Video games as art - endisukaj
http://codepengu.in/2018/12/15/videogames.html
======
PavlovsCat
To me, the art of carving chess pieces is quite separate from the art of
inventing a game such as chess.

With most "big" games, I get the feeling a story is being pushed on me that I
would completely reject in its own right -- if it wasn't for the skinner box
like game elements, that are like the sugar that makes the motor oil go down.
And when the story is good, it would be just as good or better as a short
story or novel.

I'd say industrial design is an art, it certainly it can be pursued as one.
But the art is the process of designing, the resulting screwdriver or toaster
is a tool. Architecture is art, the result is a place, a home, but not a piece
of art. Admittedly, I can't even fully define my own subjective notion of art,
but that's roughly what I think.
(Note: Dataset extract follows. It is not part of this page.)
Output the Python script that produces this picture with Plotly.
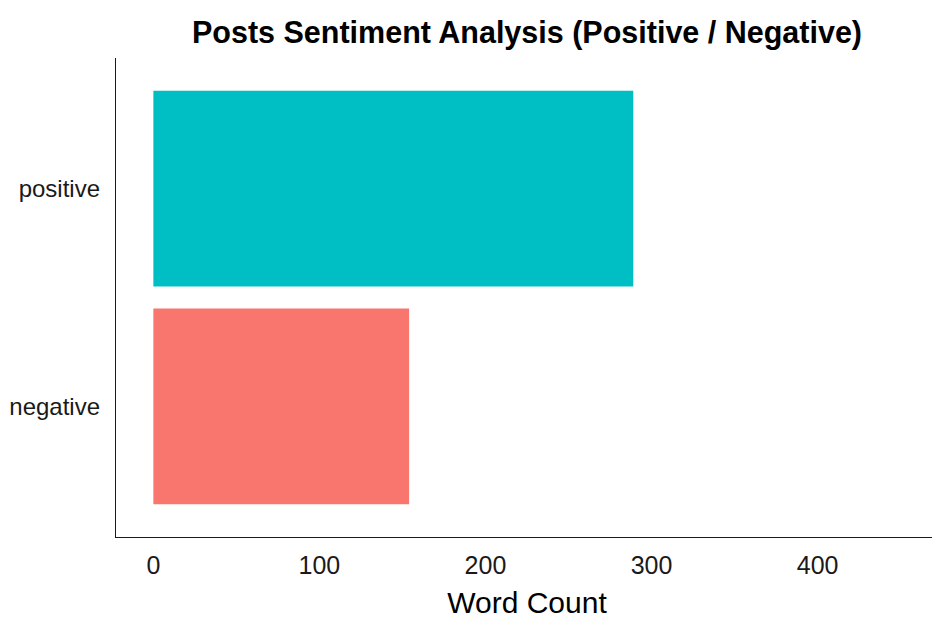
import plotly.graph_objects as go

categories = ["negative", "positive"]
counts = [154, 289]
colors = ["#F8766D", "#00BFC4"]
x_ticks = [0, 100, 200, 300, 400]

fig = go.Figure(go.Bar(
    x=counts, y=categories, orientation="h",
    marker=dict(color=colors, line=dict(width=0)),
    width=0.9,
))

font_family = "Liberation Sans, Arial, sans-serif"
# the page adds an 8px offset at top/left, so the figure is sized to fit the window
fig.update_layout(
    width=932, height=611,
    margin=dict(l=108, r=2, t=50, b=82, autoexpand=False),
    paper_bgcolor="white", plot_bgcolor="white",
    showlegend=False,
    font=dict(family=font_family, color="#1a1a1a"),
    title=dict(
        text="<b>Posts Sentiment Analysis (Positive / Negative)</b>",
        x=0.5, xref="paper", xanchor="center",
        y=1 - 24 / 611, yref="container", yanchor="middle",
        font=dict(size=30.5, color="black", family=font_family),
    ),
    xaxis=dict(
        range=[-22.5, 472.5], tickvals=x_ticks,
        showgrid=False, zeroline=False, automargin=False,
        showline=True, linecolor="#1a1a1a", linewidth=1.3,
        ticks="", tickfont=dict(size=25, color="#1a1a1a"),
        title=dict(text="Word Count", font=dict(size=30, color="black"), standoff=20),
    ),
    yaxis=dict(
        range=[-0.6, 1.6], categoryorder="array", categoryarray=categories,
        showgrid=False, zeroline=False, automargin=False,
        showline=True, linecolor="#1a1a1a", linewidth=1.3,
        ticks="", ticklen=0, tickfont=dict(size=24, color="#1a1a1a"),
    ),
)
fig.update_xaxes(ticklabelstandoff=6)
fig.update_yaxes(ticklabelstandoff=10)
fig.write_html("out.html")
I mean, I think painting is an art, and the
result is also art, but I don't think that about buildings or cars. Making
music can be an art and the result can be art, but it also can be a crime and
the result an atrocity. Anyway..

Likewise, game design is an art, but the result is a game. It's a game at
best, at worst it's like a ride through something as convincing as a
creationist theme park. Yeah, there's free ice cream maybe, and some of the
displays are very well made, and sometimes I can pick which attraction to go
to next, where I'm welcomed with beaming smiles -- but I know why that is,
because someone is trying to sneak something in with all that.